Neck Deep's debut album, Wishful Thinking, is out now on Hopeless Records.
Neck Deep -Losing Teeth
Managed by the same team behind Slipknot, the hard rock scene has recently been buoyed by the grit and growl of Oklahoma five-piece Anti-Mortem. The band were raised on a palette of southern rock and heavy metal, which makes sense considering how they deal in huge, groove laden heavy rock anthems.
With over 300 hundred shows to their name already, Anti-Mortem are no strangers to the road. Their forthcoming debut release, New Southern, was produced, recorded and mixed by the legendary Bob Marlette (Lynyrd Skynyrd, Rob Zombie, Black Stone Cherry), and features some solid playing from bassist Corey Henderson.
A fan of Cliff Burton and Rex Brown, you can hear their influence in the way Henderson backs up the band's muscular guitar riffs, laid down by Nevada Romo and Zain Smith, giving Anti-Mortem a growling, bass heavy sound that's enough to rattle bones.
How would you describe your bass guitar playing style and sound in Anti-Mortem?
“My sound is a heavy growl.

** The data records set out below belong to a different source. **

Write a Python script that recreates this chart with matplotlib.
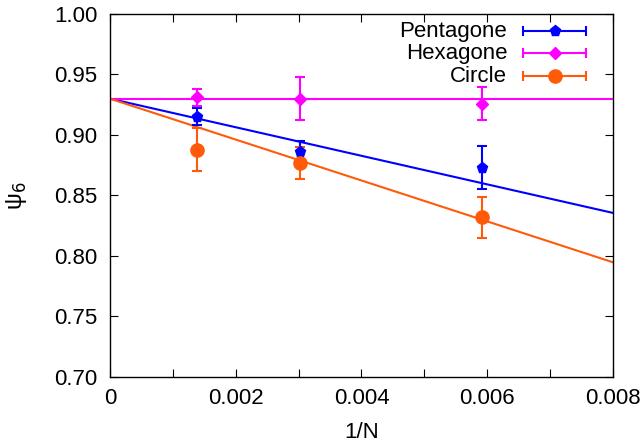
import numpy as np
import matplotlib.pyplot as plt
from matplotlib.ticker import MultipleLocator

plt.rcParams['font.family'] = ['Liberation Sans', 'DejaVu Sans']
plt.rcParams['mathtext.fontset'] = 'dejavusans'

# inverse system size for the three runs
inv_n = [0.00138, 0.00302, 0.00592]

pent = [0.915, 0.886, 0.873]
pent_err = [0.007, 0.009, 0.018]
hexa = [0.931, 0.930, 0.926]
hexa_err = [0.007, 0.018, 0.014]
circ = [0.888, 0.877, 0.832]
circ_err = [0.018, 0.013, 0.017]

# linear extrapolations psi6(1/N) = a + b/N
fit_a = [0.930, 0.930, 0.930]
fit_b = [-11.8, 0.0, -16.9]

names = ['Pentagone', 'Hexagone', 'Circle']
colors = ['#0000ff', '#ff00ff', '#ff5a0a']
markers = ['p', 'D', 'o']
msizes = [8, 6, 9.5]

fig = plt.figure(figsize=(6.43, 4.47), dpi=100)
ax = fig.add_axes([0.1711, 0.1566, 0.7822, 0.8121])

xfit = np.array([0.0, 0.008])
series = [(pent, pent_err), (hexa, hexa_err), (circ, circ_err)]
for i, (y, e) in enumerate(series):
    ax.plot(xfit, fit_a[i] + fit_b[i] * xfit, color=colors[i], lw=1.5, zorder=2)
    ax.errorbar(inv_n, y, yerr=e, fmt=markers[i], color=colors[i], ms=msizes[i],
                elinewidth=1.5, capsize=3.5, capthick=1.5, zorder=3)

# gnuplot-like key: label on the left, sample on the right
key_y = [0.953, 0.892, 0.829]
for i in range(3):
    ax.text(0.79, key_y[i], names[i], transform=ax.transAxes, ha='right',
            va='center', fontsize=16)
    ax.errorbar([0.884], [key_y[i]], xerr=[0.062], transform=ax.transAxes,
                fmt=markers[i], color=colors[i], ms=msizes[i], elinewidth=1.5,
                capsize=3.5, capthick=1.5, clip_on=False)

ax.set_xlim(0, 0.008)
ax.set_ylim(0.70, 1.00)
ax.xaxis.set_major_locator(MultipleLocator(0.002))
ax.xaxis.set_minor_locator(MultipleLocator(0.001))
ax.yaxis.set_major_locator(MultipleLocator(0.05))
ax.xaxis.set_major_formatter(lambda v, p: '0' if v == 0 else f'{v:.3f}')
ax.yaxis.set_major_formatter(lambda v, p: f'{v:.2f}')
ax.tick_params(which='both', direction='in', top=True, right=True,
               length=6, width=0.8, labelsize=16)
ax.tick_params(axis='x', pad=8)
ax.tick_params(axis='y', pad=9)
for s in ax.spines.values():
    s.set_linewidth(1.0)

ax.set_xlabel('1/N', fontsize=16, labelpad=9)
ax.set_ylabel('ψ$_6$', fontsize=17, labelpad=18)

fig.savefig('out.png', dpi=100)
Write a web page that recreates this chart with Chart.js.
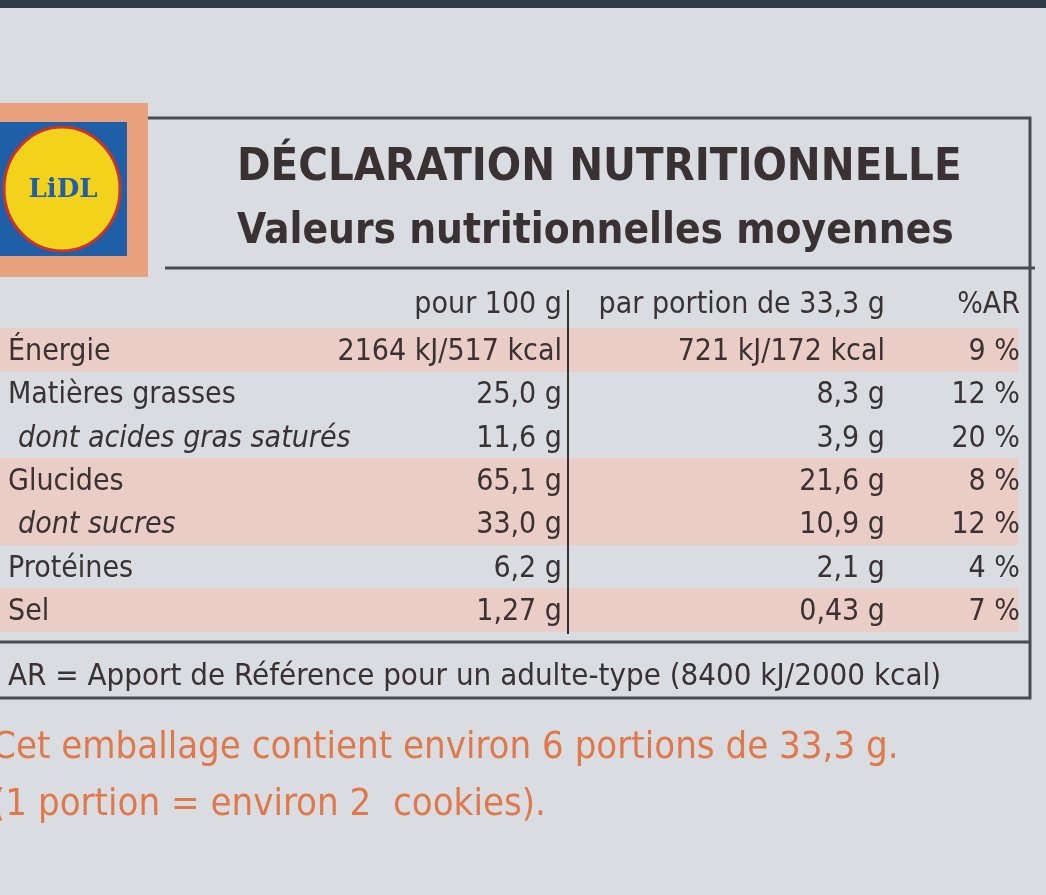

Full and clear.”
How long have you been playing bass for, and are you self-taught or schooled?
“I have been self taught for six years, but tips from friends have always helped!”
What playing techniques do you regularly use when writing bass lines?
“I try to cover as much as the guitarist do as far as riffs go. I think simple things are the best things. Clear and punctual.”
You're a relatively new band so some people in the UK may be yet to discover you. Which Anti-Mortem songs best show off your bass chops and why?
“I like Ride Of Your Life because it really shows how heavy my bass can be.”
Who were your bass heroes when you were first starting to play?
“Growing up, Cliff Burton really grabbed my attention because of the way he played his bass like a guitar. But the longer I played, Rex Brown and John Campbell started to influence me.”
Anti-Mortem's debut album, New Southern, will be released April 28 via Nuclear Blast Entertainment. The band will also play Download festival this June.